My first foray into fraud bored me senseless. I was sure I’d never work in that area again.
It was a hot summer in 2001, and I was sitting in a stuffy Edwardian converted office temping as a paralegal. The lawyer instructed me to review reams of ancient correspondence looking for connections between different construction firms. I asked why, and they snapped back, “It’s a pretty simple instruction; just do it.”
Fast-forward to now, and workplace manners seem a little better (in places), but investigations are all too often still treated like a knowledge power-play. I understand confidentiality. I get delegation. But you’re cooking up a mess if people don’t know the broad strokes.
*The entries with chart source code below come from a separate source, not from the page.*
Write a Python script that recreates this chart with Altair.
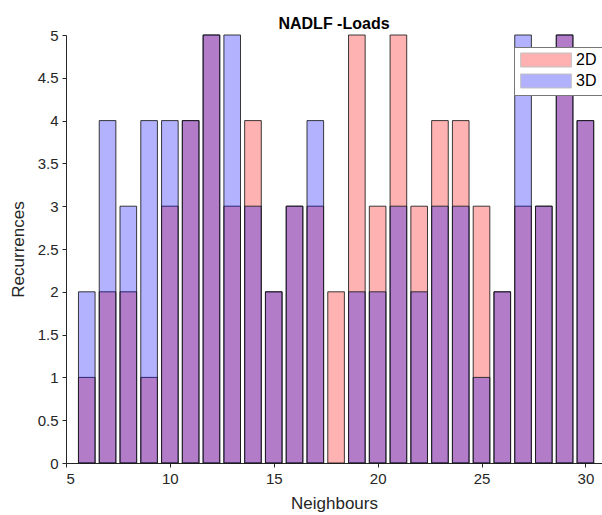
import altair as alt
import pandas as pd

neighbours = list(range(6, 31))
loads_2d = [1, 2, 2, 1, 3, 4, 5, 3, 4, 2, 3, 3, 2, 5, 3, 5, 3, 4, 4, 3, 2, 3, 3, 5, 4]
loads_3d = [2, 4, 3, 4, 4, 4, 5, 5, 3, 2, 3, 4, 0, 2, 2, 3, 2, 3, 3, 1, 2, 5, 3, 5, 4]
series_names = ["2D", "3D"]
y_ticks = [0, 0.5, 1, 1.5, 2, 2.5, 3, 3.5, 4, 4.5, 5]
x_ticks = [5, 10, 15, 20, 25, 30]

rows = []
for i, (name, vals) in enumerate(zip(series_names, [loads_2d, loads_3d])):
    for n, v in zip(neighbours, vals):
        if v > 0:
            rows.append({"Neighbours": n, "Recurrences": v, "Series": name, "order": i})
df = pd.DataFrame(rows)

FONT = "Liberation Sans"
TXT = "#262626"

chart = (
    alt.Chart(df)
    .transform_calculate(lo="datum.Neighbours - 0.4", hi="datum.Neighbours + 0.4")
    .mark_bar(fillOpacity=0.3, stroke="#1a1a1a", strokeWidth=1, strokeOpacity=0.85)
    .encode(
        x=alt.X(
            "lo:Q",
            scale=alt.Scale(domain=[5, 30.8], nice=False, zero=False),
            axis=alt.Axis(
                title="Neighbours",
                values=x_ticks,
                grid=False,
                tickSize=4,
                labelFontSize=15,
                titleFontSize=17,
                titleFontWeight="normal",
                labelPadding=4,
                titlePadding=9,
            ),
        ),
        x2="hi:Q",
        y=alt.Y(
            "Recurrences:Q",
            scale=alt.Scale(domain=[0, 5], nice=False, padding=0),
            axis=alt.Axis(
                title="Recurrences",
                values=y_ticks,
                format="~g",
                grid=False,
                tickSize=4,
                labelFontSize=15,
                titleFontSize=17,
                titleFontWeight="normal",
                labelPadding=4,
                titlePadding=10,
            ),
        ),
        y2=alt.datum(0),
        color=alt.Color(
            "Series:N",
            scale=alt.Scale(domain=series_names, range=["#FF0000", "#0000FF"]),
            legend=alt.Legend(
                title=None,
                orient="none",
                legendX=448,
                legendY=12,
                fillColor="white",
                strokeColor="#777777",
                padding=5,
                symbolType="M-4,-1.1H4V1.1H-4Z",
                symbolSize=160,
                symbolOffset=19,
                symbolStrokeColor="#333333",
                symbolStrokeWidth=1,
                symbolOpacity=0.3,
                labelFontSize=16,
                labelFont=FONT,
                labelColor="#000000",
                labelOffset=22,
                rowPadding=3,
            ),
        ),
        order=alt.Order("order:Q"),
    )
    .properties(
        width=536,
        height=428,
        title=alt.TitleParams("NADLF -Loads", fontSize=16, fontWeight="bold", font=FONT, color="#000000", offset=-4),
        padding={"left": 66, "top": 35, "right": 0, "bottom": 52},
        autosize=alt.AutoSizeParams(type="none"),
    )
    .configure_view(stroke=None)
    .configure_axis(
        labelFont=FONT,
        titleFont=FONT,
        labelColor=TXT,
        titleColor=TXT,
        domainColor=TXT,
        tickColor=TXT,
    )
)

chart.save("out.html", embed_options={"renderer": "svg", "actions": False})
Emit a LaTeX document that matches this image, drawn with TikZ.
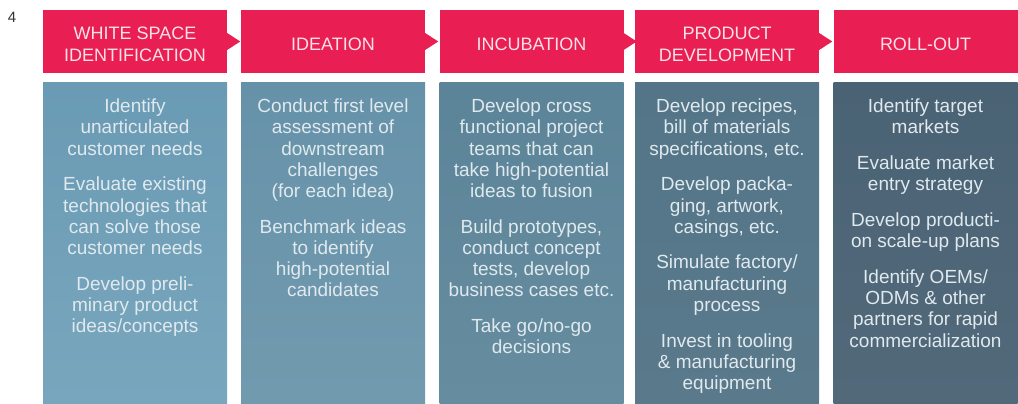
\documentclass[tikz,border=0pt]{standalone}
\usepackage{fontspec}
\setmainfont{Liberation Sans}
\usetikzlibrary{positioning}

\definecolor{stagered}{RGB}{233,30,82}
\definecolor{headtext}{RGB}{250,226,232}
\definecolor{bodytextcol}{RGB}{224,233,238}
\definecolor{colatop}{RGB}{106,155,180}
\definecolor{colabot}{RGB}{120,166,189}
\definecolor{colbtop}{RGB}{102,146,169}
\definecolor{colbbot}{RGB}{114,154,175}
\definecolor{colctop}{RGB}{92,132,152}
\definecolor{colcbot}{RGB}{102,140,159}
\definecolor{coldtop}{RGB}{83,117,135}
\definecolor{coldbot}{RGB}{90,122,140}
\definecolor{coletop}{RGB}{74,99,116}
\definecolor{colebot}{RGB}{82,105,122}

\begin{document}
\begin{tikzpicture}[x=1pt, y=-1pt,
    header/.style={fill=stagered, minimum width=184pt, minimum height=63pt, inner sep=0pt},
    headlabel/.style={text=headtext, inner sep=0pt, align=center, font=\fontsize{18}{22}\selectfont},
    stagebody/.style={minimum width=184pt, minimum height=321pt, inner sep=0pt},
    stagetext/.style={text=bodytextcol, align=center, inner sep=0pt,
        font=\fontsize{19}{21.2}\selectfont, execute at begin node=\strut}]
    \useasboundingbox (0,0) rectangle (1018,404);

    % Page number
    \node[font=\fontsize{15}{18}\selectfont, text=black!80] (pagenum) at (12,17) {4};

    % Stage headers
    \node[header] (wsi)   at (135,41.5)   {};
    \node[header] (idea)  at (333,41.5)   {};
    \node[header] (incub) at (531.5,41.5) {};
    \node[header] (dev)   at (727,41.5)   {};
    \node[header] (roll)  at (925.5,41.5) {};

    % Pointers between headers
    \fill[stagered] ([yshift=8.5pt]wsi.east) -- ([xshift=13pt]wsi.east) -- ([yshift=-8.5pt]wsi.east) -- cycle;
    \fill[stagered] ([yshift=8.5pt]idea.east) -- ([xshift=13pt]idea.east) -- ([yshift=-8.5pt]idea.east) -- cycle;
    \fill[stagered] ([yshift=8.5pt]incub.east) -- ([xshift=13pt]incub.east) -- ([yshift=-8.5pt]incub.east) -- cycle;
    \fill[stagered] ([yshift=8.5pt]dev.east) -- ([xshift=13pt]dev.east) -- ([yshift=-8.5pt]dev.east) -- cycle;

    % Header labels
    \node[headlabel] (wsilabel)   at ([yshift=-3pt]wsi.center)   {WHITE SPACE\\IDENTIFICATION};
    \node[headlabel] (idealabel)  at ([yshift=-3pt]idea.center)  {IDEATION};
    \node[headlabel] (incublabel) at ([yshift=-3pt]incub.center) {INCUBATION};
    \node[headlabel] (devlabel)   at ([yshift=-3pt]dev.center)   {PRODUCT\\DEVELOPMENT};
    \node[headlabel] (rolllabel)  at ([yshift=-3pt]roll.center)  {ROLL-OUT};

    % Stage columns
    \node[stagebody, top color=colatop, bottom color=colabot] (wsibody)   at (135,243.5)   {};
    \node[stagebody, top color=colbtop, bottom color=colbbot] (ideabody)  at (333,243.5)   {};
    \node[stagebody, top color=colctop, bottom color=colcbot] (incubbody) at (531.5,243.5) {};
    \node[stagebody, top color=coldtop, bottom color=coldbot] (devbody)   at (727,243.5)   {};
    \node[stagebody, top color=coletop, bottom color=colebot] (rollbody)  at (925.5,243.5) {};

    % Column texts
    \node[stagetext, below=16pt of wsibody.north] (wsitext)
        {Identify\\unarticulated\\customer needs\\[14.5pt]
         Evaluate existing\\technologies that\\can solve those\\customer needs\\[14.5pt]
         Develop preli-\\minary product\\ideas/concepts};
    \node[stagetext, below=16pt of ideabody.north] (ideatext)
        {Conduct first level\\assessment of\\downstream\\challenges\\(for each idea)\\[14.5pt]
         Benchmark ideas\\to identify\\high-potential\\candidates};
    \node[stagetext, below=16pt of incubbody.north] (incubtext)
        {Develop cross\\functional project\\teams that can\\take high-potential\\ideas to fusion\\[14.5pt]
         Build prototypes,\\conduct concept\\tests, develop\\business cases etc.\\[14.5pt]
         Take go/no-go\\decisions};
    \node[stagetext, below=16pt of devbody.north] (devtext)
        {Develop recipes,\\bill of materials\\specifications, etc.\\[14.5pt]
         Develop packa-\\ging, artwork,\\casings, etc.\\[14.5pt]
         Simulate factory/\\manufacturing\\process\\[14.5pt]
         Invest in tooling\\\& manufacturing\\equipment};
    \node[stagetext, below=16pt of rollbody.north] (rolltext)
        {Identify target\\markets\\[14.5pt]
         Evaluate market\\entry strategy\\[14.5pt]
         Develop producti-\\on scale-up plans\\[14.5pt]
         Identify OEMs/\\ODMs \& other\\partners for rapid\\commercialization};
\end{tikzpicture}
\end{document}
Maybe you’ve seen those kitchen shows where Gordon Ramsay verbally abuses sweaty people in the name of light entertainment. Communication is a recurrent theme (or the lack thereof). Not communicating what you’re cooking in an investigation is like not telling chefs the dish.
“Chop the onions!”
“How?”
“It’s a pretty simple instruction.”
Preparing onions for a salad differs from pureeing them as a sauce base. In investigations, the nuance exists across various domains, including:
🚦 Objective – assess credibility, verify, understand impact, etc.
🚦 Driver(s) – internal complaint, regulatory action, dispute with external parties, etc.
🚦 What next – litigation (civil or criminal), internal disciplinary, information gathering, etc.
Presumably, we all (want to) hire smart people. When we provide the basic information about why they’re being asked to do X or Y, they will often go above and beyond. They create masterful dishes, communicating with other chefs. Yes, you can keep some distance between teams (fish station, sauces, etc.), but they need to know (roughly) how the service comes together. This sounds like statements of the blindingly obvious, but investigations are more often tightly held. Like secrets. And just as leaky.
The problem with this – aside from suboptimal performance – is rumours and mistruths spread in communication vacuums.
If we want better investigative outcomes, think like head chefs, not territorial legal partners.